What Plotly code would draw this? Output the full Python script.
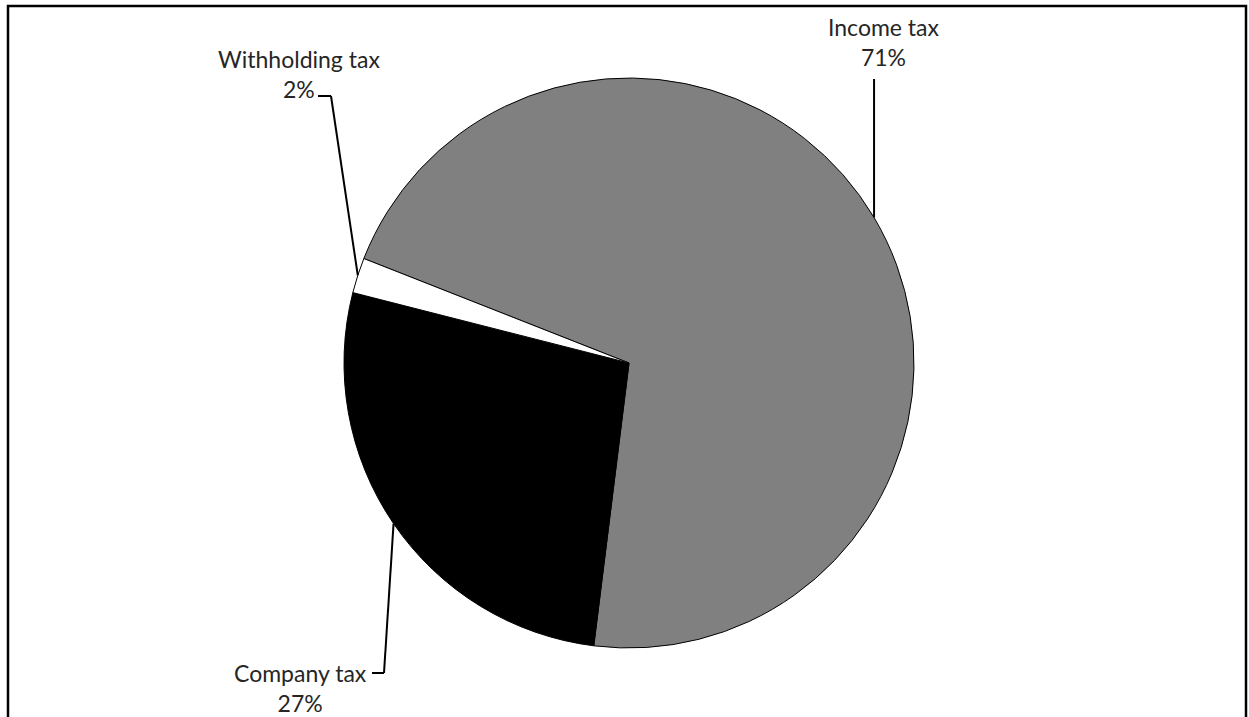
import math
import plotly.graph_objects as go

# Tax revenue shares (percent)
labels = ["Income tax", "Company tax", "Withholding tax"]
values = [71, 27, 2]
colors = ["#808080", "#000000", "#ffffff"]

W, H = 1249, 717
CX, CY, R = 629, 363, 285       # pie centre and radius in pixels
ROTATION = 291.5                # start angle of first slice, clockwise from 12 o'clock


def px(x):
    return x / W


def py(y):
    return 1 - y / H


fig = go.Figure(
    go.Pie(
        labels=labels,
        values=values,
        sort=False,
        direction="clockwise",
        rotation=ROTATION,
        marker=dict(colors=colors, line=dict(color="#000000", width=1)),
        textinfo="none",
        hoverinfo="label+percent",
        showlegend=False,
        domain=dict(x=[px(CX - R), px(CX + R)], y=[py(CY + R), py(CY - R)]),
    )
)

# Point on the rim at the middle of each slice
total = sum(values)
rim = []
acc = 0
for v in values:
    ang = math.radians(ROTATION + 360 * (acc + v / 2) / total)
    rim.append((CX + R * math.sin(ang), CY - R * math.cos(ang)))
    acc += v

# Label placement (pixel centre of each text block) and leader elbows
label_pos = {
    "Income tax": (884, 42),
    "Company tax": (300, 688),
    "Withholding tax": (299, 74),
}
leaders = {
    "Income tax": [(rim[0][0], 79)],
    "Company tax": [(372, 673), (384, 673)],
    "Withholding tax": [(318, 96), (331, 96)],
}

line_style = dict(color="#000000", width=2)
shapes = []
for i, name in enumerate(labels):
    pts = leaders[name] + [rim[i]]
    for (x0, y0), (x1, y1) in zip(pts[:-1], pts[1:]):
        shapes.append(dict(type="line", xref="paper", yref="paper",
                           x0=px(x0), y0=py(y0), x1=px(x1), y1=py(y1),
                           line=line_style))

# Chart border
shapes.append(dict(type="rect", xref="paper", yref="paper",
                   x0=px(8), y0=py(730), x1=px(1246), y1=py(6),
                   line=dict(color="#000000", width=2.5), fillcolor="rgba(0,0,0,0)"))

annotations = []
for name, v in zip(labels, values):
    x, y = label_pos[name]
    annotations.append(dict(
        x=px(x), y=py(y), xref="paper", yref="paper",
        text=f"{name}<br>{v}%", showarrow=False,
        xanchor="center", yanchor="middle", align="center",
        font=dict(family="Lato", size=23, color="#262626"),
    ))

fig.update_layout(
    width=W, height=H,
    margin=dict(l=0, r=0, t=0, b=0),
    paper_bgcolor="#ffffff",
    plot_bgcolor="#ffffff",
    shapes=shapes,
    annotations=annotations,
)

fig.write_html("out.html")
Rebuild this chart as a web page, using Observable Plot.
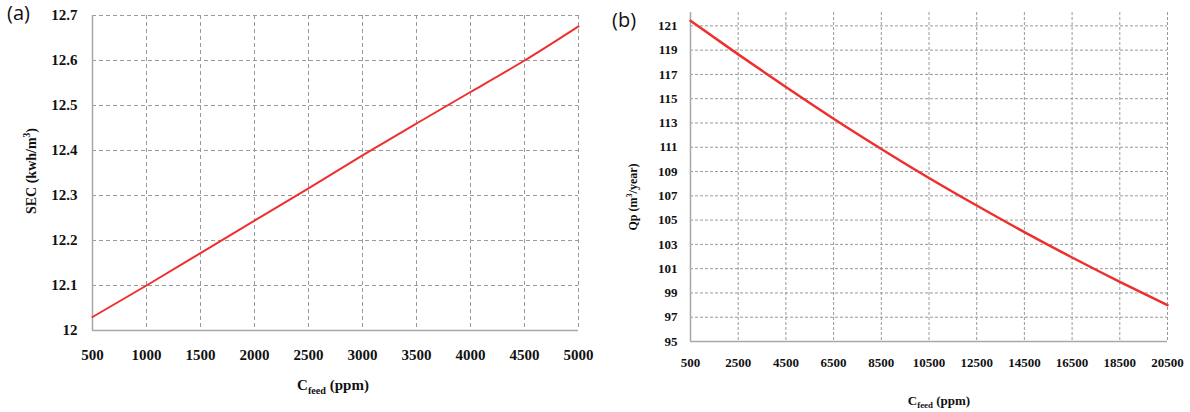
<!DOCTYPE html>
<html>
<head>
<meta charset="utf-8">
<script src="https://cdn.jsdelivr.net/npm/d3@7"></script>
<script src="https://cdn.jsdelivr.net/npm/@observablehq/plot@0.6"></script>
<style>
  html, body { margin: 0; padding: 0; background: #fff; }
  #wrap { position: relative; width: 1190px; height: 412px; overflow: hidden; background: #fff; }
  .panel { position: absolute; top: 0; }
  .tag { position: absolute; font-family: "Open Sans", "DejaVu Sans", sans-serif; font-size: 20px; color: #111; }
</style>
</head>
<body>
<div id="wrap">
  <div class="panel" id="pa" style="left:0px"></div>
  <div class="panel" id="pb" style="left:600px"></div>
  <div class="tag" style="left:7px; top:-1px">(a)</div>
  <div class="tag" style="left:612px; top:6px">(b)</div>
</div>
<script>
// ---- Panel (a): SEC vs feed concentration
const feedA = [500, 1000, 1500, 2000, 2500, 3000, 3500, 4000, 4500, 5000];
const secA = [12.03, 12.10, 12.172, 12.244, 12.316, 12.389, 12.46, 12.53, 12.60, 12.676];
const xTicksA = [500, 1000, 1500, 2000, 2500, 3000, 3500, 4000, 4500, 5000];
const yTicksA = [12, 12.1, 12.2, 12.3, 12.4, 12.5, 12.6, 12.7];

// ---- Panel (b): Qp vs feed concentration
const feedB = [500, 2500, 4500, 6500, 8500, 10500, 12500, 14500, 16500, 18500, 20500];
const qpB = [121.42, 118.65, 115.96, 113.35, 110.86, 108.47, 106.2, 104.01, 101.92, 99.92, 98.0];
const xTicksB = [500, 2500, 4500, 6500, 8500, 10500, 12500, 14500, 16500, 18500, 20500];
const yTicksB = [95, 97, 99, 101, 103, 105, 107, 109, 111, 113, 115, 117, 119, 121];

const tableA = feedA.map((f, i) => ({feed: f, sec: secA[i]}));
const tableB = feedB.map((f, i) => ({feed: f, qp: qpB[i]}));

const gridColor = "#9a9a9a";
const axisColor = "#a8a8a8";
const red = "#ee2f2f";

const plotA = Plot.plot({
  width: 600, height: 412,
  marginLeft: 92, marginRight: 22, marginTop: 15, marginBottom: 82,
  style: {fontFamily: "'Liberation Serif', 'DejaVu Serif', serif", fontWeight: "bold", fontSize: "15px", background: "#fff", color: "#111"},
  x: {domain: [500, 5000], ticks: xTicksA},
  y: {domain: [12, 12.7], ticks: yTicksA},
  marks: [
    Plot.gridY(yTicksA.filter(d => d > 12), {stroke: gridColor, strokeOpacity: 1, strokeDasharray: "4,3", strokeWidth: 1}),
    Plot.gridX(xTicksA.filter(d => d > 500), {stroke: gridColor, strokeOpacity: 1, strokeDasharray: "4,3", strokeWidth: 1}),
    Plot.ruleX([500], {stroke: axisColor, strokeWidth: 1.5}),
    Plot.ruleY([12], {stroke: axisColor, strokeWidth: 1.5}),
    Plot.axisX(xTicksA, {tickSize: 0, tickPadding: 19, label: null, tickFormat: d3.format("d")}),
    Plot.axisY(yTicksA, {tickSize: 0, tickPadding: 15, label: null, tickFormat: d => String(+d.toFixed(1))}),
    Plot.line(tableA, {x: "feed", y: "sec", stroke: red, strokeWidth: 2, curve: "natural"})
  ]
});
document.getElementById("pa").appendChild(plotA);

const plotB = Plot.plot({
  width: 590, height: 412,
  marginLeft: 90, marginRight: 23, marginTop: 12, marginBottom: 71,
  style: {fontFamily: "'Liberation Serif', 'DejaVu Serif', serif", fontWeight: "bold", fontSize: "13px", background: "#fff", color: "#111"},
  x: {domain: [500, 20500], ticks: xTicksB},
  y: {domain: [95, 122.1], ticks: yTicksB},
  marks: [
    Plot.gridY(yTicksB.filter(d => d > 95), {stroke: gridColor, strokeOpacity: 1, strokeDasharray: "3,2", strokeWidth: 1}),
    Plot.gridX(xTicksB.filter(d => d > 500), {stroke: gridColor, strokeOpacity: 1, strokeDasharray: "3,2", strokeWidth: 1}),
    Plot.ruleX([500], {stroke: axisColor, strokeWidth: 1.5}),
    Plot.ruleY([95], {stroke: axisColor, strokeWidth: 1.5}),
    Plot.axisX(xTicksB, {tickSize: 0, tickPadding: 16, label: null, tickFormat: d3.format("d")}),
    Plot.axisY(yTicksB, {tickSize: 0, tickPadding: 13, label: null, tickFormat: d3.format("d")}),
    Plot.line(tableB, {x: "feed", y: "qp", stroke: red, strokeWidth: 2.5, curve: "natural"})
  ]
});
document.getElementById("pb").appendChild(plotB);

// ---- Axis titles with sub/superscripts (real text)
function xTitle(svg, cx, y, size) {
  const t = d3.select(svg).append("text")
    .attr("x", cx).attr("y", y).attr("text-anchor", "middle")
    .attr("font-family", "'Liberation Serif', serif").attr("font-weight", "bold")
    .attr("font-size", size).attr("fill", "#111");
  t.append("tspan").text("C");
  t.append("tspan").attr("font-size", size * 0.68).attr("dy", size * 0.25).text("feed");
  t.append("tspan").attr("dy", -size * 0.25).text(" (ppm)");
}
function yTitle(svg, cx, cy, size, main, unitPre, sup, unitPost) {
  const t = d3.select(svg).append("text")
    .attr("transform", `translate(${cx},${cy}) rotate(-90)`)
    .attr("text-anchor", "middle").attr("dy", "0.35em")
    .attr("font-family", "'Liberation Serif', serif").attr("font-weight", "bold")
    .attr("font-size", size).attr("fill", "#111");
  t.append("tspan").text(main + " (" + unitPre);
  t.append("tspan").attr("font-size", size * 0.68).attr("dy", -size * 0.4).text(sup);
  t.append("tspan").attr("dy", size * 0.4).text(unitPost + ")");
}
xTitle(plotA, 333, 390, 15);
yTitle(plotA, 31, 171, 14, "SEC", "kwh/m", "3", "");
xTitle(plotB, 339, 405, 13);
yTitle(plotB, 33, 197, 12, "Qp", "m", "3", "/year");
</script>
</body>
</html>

==

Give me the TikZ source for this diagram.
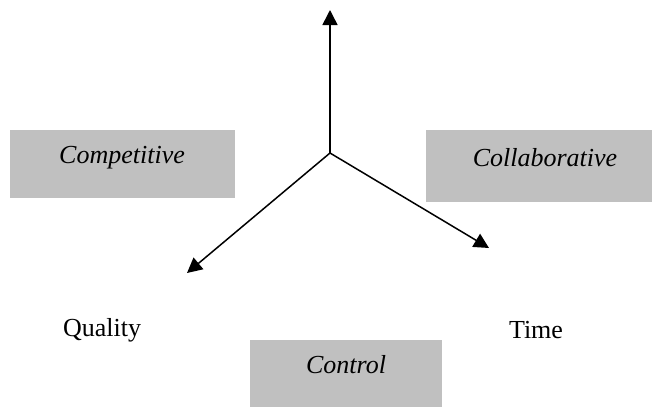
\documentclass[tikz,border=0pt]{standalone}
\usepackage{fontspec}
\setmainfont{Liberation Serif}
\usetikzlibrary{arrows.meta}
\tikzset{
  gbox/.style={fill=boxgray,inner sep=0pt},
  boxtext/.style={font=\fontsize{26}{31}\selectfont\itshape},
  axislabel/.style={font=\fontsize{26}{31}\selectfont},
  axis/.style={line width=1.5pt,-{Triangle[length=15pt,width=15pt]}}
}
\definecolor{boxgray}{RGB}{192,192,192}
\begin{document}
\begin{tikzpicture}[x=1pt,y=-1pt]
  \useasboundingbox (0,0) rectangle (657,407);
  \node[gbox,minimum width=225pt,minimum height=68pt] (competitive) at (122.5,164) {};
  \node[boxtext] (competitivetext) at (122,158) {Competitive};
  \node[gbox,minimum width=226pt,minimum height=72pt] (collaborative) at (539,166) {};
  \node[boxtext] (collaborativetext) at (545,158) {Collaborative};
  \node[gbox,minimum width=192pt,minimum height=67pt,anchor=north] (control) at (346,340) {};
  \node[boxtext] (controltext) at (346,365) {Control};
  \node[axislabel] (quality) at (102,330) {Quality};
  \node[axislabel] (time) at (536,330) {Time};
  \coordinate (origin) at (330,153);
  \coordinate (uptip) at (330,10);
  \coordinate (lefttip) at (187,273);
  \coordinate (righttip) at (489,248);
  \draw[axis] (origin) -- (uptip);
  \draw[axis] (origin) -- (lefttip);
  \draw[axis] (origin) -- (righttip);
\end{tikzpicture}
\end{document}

* * *

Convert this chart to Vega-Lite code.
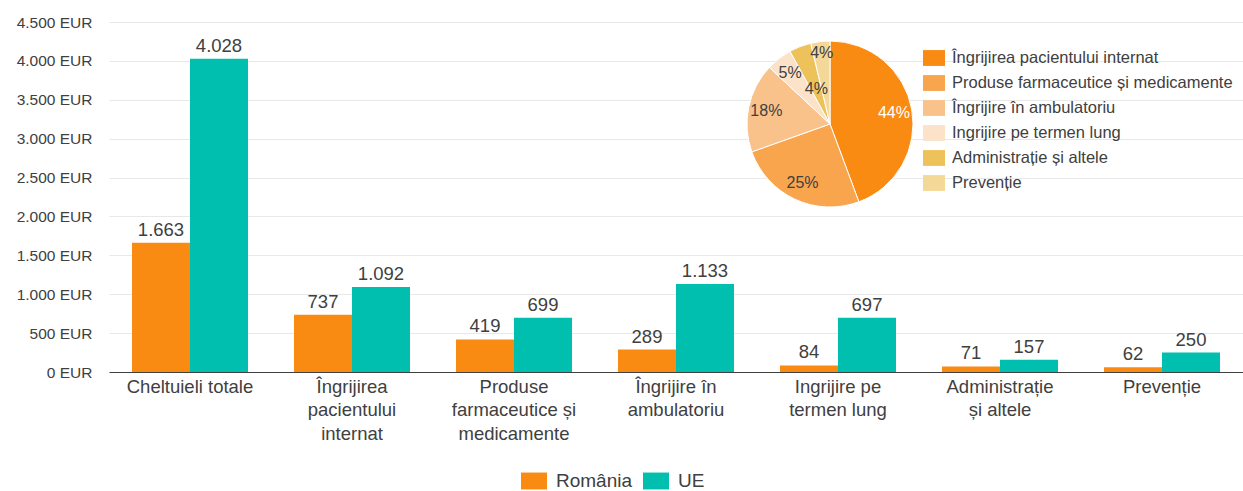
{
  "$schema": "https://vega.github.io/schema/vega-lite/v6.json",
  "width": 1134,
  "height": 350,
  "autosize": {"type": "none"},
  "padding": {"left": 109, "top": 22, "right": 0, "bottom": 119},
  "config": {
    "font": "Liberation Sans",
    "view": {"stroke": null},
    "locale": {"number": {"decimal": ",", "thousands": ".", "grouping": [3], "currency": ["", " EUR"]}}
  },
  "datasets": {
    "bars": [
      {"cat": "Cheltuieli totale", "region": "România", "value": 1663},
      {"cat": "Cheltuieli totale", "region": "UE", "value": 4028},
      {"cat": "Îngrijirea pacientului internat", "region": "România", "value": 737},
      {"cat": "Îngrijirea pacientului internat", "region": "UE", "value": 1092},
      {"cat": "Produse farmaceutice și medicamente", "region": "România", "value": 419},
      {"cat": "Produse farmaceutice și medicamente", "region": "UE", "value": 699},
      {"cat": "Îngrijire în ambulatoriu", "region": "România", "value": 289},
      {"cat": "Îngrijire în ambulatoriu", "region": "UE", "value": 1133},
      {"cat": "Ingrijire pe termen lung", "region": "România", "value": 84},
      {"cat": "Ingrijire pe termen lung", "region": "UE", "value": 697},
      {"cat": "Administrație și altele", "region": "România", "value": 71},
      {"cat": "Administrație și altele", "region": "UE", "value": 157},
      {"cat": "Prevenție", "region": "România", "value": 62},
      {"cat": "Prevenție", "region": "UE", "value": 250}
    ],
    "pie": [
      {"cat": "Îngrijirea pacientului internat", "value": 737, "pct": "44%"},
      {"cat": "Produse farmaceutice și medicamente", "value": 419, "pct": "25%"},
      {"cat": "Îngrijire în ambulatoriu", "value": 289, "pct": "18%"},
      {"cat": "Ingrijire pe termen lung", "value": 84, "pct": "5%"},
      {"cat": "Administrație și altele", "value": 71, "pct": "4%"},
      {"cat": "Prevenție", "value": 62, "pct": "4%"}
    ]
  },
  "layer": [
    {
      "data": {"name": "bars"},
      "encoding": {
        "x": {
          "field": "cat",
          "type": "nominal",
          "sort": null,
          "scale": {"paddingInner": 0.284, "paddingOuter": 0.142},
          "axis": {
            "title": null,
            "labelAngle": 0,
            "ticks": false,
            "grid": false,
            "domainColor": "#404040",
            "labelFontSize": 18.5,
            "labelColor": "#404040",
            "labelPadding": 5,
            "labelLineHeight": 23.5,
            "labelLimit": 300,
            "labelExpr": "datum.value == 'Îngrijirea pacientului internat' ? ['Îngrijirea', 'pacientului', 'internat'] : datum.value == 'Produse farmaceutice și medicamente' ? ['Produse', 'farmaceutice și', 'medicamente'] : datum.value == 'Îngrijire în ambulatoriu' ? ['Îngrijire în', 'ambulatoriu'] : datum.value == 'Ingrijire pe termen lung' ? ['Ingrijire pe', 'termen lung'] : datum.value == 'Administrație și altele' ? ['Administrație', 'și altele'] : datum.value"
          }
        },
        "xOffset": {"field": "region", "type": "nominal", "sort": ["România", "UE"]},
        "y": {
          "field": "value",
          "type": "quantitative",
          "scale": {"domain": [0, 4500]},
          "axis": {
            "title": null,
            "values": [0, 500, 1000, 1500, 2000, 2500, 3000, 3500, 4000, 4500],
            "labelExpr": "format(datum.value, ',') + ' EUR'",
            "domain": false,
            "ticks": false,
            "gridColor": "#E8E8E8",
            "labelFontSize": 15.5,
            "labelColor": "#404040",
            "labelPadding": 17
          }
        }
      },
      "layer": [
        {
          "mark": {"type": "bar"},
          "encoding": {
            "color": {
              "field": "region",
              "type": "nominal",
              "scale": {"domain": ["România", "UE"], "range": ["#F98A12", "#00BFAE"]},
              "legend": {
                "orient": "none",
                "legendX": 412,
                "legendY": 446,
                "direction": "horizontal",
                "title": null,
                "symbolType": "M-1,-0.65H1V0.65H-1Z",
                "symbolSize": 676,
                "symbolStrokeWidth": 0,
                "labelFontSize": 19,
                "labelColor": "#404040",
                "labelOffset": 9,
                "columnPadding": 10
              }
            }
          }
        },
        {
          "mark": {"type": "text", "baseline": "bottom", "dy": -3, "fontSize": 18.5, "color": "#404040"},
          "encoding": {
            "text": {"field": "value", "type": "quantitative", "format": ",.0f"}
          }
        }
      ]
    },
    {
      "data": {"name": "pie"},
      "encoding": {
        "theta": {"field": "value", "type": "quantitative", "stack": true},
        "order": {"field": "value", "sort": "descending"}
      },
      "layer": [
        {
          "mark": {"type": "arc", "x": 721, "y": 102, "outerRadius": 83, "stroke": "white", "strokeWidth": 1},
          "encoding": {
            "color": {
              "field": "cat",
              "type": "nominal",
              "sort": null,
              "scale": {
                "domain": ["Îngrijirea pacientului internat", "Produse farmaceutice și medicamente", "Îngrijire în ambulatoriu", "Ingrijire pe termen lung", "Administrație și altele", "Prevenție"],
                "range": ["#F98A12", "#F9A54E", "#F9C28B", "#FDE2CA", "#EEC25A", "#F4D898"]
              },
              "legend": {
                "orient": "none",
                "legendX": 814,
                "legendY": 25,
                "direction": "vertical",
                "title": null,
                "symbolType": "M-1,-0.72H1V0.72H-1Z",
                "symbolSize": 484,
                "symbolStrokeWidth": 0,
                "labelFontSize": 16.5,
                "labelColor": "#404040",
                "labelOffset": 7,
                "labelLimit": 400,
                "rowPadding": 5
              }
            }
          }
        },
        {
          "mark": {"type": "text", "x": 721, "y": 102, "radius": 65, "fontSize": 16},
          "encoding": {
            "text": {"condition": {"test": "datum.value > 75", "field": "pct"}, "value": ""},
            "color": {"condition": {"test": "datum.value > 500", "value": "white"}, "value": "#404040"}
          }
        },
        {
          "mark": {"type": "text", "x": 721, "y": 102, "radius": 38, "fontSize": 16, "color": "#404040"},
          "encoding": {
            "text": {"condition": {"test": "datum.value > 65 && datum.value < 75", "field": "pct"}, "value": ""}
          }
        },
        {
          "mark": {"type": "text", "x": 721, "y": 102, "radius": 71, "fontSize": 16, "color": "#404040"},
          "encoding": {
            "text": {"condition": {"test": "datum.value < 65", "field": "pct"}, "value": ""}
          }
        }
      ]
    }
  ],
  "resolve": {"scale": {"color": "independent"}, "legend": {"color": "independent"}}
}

# Exercise directions
Search the lines for "code". Copy each line that has it.

# Result of the task
What Plotly code would draw this? Output the full Python script.
Convert this chart to Vega-Lite code.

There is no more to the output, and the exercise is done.